▸ **SHORT TASK**
In the material below, list every line carrying the string "with".

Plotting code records
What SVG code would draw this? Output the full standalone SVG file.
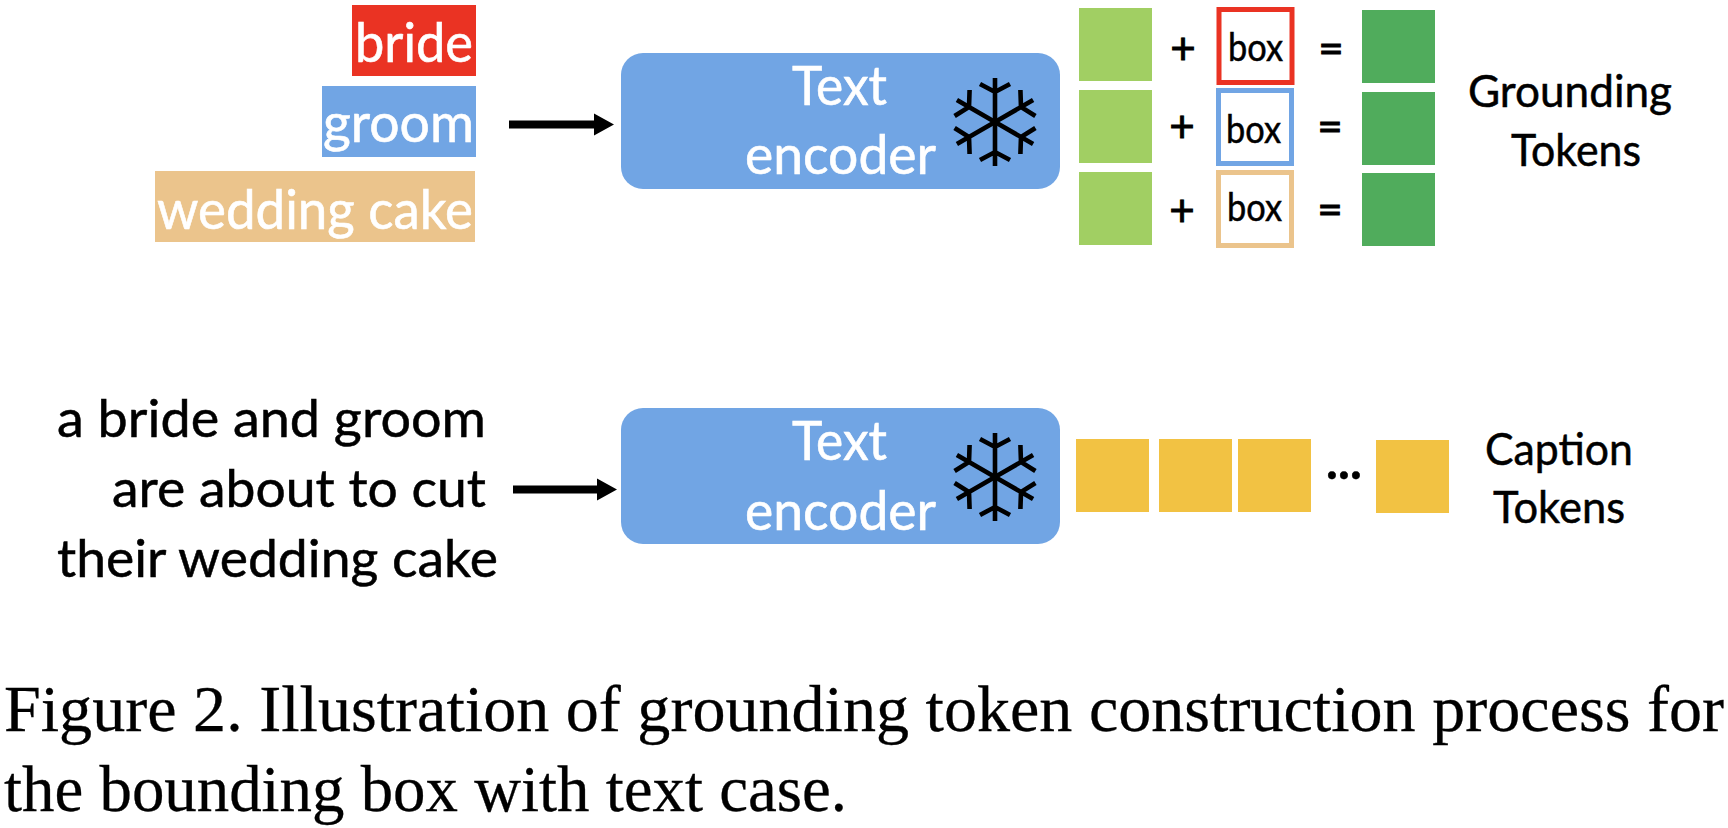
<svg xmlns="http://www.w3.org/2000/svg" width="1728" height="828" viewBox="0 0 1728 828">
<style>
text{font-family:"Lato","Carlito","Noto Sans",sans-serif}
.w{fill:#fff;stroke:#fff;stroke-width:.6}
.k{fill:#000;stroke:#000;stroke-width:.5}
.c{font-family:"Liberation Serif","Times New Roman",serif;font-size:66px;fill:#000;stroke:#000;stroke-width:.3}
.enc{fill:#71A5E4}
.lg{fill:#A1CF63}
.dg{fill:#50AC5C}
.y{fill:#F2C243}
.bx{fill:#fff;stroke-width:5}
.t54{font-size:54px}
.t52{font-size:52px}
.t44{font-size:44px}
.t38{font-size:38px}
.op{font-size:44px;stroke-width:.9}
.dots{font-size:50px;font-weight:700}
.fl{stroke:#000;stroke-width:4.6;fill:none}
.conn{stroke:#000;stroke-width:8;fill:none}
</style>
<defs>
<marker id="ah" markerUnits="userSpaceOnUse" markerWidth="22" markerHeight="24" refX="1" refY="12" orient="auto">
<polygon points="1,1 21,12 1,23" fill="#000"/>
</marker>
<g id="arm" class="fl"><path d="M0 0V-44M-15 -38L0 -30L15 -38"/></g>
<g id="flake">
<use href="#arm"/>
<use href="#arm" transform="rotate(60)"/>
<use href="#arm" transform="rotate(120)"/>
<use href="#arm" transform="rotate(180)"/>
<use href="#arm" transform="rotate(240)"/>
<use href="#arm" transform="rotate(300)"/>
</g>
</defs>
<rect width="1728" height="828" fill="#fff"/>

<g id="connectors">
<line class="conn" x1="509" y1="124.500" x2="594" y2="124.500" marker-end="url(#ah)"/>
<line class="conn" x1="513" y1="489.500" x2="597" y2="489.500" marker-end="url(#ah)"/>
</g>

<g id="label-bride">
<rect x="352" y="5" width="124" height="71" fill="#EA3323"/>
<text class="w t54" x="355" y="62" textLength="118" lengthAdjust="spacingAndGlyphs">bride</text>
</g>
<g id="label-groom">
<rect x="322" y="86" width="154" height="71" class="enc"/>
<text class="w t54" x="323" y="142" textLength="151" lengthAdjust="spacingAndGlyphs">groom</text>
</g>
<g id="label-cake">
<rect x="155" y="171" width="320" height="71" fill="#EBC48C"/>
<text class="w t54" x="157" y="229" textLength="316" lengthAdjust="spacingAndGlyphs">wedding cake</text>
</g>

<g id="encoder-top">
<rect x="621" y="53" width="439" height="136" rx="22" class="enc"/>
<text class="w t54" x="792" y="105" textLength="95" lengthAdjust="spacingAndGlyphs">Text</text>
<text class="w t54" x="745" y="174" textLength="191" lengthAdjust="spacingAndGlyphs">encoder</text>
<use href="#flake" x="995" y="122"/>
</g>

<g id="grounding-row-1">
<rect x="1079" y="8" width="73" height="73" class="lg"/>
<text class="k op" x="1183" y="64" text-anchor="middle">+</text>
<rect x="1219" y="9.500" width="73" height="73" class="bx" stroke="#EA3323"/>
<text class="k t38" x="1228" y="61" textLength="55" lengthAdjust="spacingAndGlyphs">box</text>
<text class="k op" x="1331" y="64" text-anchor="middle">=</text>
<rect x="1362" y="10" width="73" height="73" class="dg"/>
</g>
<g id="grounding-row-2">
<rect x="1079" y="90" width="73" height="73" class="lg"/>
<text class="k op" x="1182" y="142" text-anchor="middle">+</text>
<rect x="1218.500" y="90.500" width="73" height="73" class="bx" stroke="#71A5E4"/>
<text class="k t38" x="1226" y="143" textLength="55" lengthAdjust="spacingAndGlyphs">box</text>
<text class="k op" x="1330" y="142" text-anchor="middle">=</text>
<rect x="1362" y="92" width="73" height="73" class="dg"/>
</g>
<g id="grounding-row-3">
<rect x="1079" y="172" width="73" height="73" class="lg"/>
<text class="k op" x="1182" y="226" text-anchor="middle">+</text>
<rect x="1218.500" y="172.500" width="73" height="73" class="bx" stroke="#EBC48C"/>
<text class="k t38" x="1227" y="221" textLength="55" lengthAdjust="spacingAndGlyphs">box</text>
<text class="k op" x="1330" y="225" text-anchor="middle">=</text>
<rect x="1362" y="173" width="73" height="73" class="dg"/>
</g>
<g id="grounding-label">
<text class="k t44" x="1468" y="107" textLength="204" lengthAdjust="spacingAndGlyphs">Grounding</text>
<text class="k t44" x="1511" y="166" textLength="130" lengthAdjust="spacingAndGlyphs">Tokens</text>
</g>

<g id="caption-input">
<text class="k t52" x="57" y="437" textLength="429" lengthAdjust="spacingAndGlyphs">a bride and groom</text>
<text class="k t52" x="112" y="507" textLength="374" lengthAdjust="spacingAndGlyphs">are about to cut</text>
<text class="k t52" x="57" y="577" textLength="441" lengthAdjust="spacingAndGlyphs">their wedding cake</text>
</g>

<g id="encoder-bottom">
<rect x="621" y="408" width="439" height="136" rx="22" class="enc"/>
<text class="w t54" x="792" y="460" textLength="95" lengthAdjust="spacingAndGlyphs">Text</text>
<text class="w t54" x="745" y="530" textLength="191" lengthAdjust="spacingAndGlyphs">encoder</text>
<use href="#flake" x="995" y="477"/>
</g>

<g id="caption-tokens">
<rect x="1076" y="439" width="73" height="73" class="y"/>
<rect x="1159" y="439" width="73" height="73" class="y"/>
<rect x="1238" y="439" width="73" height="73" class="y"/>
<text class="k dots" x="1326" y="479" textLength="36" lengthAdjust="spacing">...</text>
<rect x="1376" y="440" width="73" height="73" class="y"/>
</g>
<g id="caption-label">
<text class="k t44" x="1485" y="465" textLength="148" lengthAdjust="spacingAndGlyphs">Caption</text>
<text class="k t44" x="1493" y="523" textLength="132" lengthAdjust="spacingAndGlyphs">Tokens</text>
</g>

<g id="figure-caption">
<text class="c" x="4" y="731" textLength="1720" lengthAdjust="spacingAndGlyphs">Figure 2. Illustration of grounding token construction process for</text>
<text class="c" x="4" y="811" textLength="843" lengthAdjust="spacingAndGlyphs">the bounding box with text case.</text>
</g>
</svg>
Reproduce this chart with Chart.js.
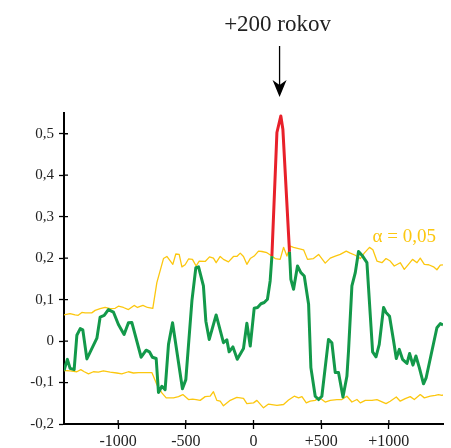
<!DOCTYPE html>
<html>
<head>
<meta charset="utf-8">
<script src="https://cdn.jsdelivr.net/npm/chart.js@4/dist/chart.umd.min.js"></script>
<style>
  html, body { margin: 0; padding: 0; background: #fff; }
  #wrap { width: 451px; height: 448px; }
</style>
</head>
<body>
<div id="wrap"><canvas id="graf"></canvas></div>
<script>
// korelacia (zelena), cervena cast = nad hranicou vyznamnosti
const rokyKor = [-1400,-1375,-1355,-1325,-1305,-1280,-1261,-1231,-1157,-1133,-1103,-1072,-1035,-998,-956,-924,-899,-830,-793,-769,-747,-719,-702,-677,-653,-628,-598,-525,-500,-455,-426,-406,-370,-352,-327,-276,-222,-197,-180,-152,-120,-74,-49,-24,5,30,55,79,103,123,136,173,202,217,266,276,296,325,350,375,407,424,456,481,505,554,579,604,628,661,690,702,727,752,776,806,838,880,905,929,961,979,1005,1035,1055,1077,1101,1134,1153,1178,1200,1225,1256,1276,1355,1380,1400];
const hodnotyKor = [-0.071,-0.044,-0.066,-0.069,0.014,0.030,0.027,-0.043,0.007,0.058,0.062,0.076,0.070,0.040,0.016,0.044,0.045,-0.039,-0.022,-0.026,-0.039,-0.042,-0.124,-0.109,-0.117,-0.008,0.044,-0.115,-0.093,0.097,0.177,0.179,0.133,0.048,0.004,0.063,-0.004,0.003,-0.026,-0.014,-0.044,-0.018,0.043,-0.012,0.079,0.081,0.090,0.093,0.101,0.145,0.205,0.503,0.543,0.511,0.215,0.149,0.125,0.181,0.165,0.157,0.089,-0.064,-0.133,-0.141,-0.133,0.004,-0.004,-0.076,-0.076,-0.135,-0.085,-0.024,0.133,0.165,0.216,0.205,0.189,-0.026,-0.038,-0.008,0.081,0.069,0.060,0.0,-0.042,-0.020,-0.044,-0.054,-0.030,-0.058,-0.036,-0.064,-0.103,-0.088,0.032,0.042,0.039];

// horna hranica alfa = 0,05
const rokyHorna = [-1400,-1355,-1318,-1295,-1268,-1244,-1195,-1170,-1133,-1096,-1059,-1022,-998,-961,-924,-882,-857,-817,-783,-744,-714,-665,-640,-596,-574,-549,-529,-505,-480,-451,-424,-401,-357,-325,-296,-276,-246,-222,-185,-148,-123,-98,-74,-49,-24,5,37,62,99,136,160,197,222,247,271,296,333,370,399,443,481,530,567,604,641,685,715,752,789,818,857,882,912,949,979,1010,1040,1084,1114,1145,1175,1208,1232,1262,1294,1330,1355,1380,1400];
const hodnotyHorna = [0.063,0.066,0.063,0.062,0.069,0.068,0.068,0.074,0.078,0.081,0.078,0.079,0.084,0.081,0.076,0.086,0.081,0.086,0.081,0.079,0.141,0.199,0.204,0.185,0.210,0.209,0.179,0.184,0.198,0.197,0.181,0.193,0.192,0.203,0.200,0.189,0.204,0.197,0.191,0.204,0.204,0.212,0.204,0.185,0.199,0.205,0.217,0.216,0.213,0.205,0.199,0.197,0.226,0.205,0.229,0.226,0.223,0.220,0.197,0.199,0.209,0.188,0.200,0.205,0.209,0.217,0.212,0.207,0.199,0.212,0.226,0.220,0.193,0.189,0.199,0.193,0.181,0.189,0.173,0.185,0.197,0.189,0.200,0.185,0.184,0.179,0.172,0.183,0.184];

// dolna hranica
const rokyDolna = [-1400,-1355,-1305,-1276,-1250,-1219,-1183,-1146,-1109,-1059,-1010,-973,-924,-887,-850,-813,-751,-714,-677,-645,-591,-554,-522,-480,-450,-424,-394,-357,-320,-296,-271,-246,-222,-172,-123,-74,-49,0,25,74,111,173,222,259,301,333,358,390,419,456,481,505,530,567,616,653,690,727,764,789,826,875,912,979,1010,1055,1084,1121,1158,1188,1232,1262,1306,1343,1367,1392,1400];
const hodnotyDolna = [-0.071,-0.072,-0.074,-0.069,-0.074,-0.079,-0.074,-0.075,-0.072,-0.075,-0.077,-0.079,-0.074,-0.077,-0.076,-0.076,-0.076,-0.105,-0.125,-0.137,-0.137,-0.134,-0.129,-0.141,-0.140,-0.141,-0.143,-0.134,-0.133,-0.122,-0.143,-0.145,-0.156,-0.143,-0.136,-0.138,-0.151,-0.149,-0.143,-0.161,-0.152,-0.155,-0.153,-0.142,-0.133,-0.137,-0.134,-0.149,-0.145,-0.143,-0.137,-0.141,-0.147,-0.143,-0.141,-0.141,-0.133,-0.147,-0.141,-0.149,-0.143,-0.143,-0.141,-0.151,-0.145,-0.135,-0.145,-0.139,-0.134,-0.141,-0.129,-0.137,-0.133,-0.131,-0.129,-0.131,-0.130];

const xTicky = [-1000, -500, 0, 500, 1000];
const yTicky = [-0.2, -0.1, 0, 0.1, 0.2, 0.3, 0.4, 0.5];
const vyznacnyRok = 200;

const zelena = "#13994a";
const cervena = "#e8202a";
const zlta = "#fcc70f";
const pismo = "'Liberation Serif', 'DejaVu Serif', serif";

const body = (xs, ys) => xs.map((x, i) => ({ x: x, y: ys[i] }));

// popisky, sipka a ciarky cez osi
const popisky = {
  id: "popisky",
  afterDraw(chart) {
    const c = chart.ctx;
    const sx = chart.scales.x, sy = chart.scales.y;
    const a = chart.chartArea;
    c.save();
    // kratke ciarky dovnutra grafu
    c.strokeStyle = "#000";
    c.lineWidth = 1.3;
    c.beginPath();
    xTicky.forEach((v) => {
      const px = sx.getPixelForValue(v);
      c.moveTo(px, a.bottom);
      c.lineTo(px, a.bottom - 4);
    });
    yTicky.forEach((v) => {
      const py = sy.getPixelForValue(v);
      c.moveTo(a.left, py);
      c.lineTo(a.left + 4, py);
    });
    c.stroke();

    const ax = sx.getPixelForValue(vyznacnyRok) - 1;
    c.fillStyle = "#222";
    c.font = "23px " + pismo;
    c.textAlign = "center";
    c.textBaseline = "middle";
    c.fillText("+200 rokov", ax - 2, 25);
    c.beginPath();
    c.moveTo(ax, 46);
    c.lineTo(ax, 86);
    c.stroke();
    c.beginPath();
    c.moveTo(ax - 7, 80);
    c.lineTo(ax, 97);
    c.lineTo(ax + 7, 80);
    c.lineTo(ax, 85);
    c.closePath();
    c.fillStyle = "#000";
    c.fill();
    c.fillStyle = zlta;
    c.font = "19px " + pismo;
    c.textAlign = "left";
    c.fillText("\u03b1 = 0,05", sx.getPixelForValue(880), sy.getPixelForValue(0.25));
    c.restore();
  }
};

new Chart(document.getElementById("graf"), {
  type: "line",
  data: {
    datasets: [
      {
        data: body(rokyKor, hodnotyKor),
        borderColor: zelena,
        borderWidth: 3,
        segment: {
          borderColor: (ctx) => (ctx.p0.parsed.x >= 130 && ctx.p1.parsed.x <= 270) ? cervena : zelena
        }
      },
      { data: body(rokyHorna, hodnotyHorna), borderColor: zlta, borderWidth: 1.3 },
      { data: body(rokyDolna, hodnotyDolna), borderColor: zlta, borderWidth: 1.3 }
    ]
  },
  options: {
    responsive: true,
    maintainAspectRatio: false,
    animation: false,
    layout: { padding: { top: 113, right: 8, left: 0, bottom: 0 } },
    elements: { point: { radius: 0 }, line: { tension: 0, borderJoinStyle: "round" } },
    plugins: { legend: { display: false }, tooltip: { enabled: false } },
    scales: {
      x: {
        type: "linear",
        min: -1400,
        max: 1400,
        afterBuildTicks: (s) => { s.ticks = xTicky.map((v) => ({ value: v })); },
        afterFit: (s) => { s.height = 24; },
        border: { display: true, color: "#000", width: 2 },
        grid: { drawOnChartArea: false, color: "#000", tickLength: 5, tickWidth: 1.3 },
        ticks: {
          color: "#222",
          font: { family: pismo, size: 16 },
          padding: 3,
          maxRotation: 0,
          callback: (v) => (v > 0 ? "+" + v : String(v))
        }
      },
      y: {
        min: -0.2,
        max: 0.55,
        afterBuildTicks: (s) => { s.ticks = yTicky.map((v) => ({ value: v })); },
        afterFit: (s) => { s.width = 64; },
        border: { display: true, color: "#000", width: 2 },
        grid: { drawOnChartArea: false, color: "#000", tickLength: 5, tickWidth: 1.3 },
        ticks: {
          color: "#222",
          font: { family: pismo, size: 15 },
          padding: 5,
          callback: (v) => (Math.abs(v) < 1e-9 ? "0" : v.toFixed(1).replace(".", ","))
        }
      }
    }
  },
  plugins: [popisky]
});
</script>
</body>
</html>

▸ **SOLUTION FOR THIS EXERCISE**
<text class="c" x="4" y="811" textLength="843" lengthAdjust="spacingAndGlyphs">the bounding box with text case.</text>
Reproduce this chart with Chart.js.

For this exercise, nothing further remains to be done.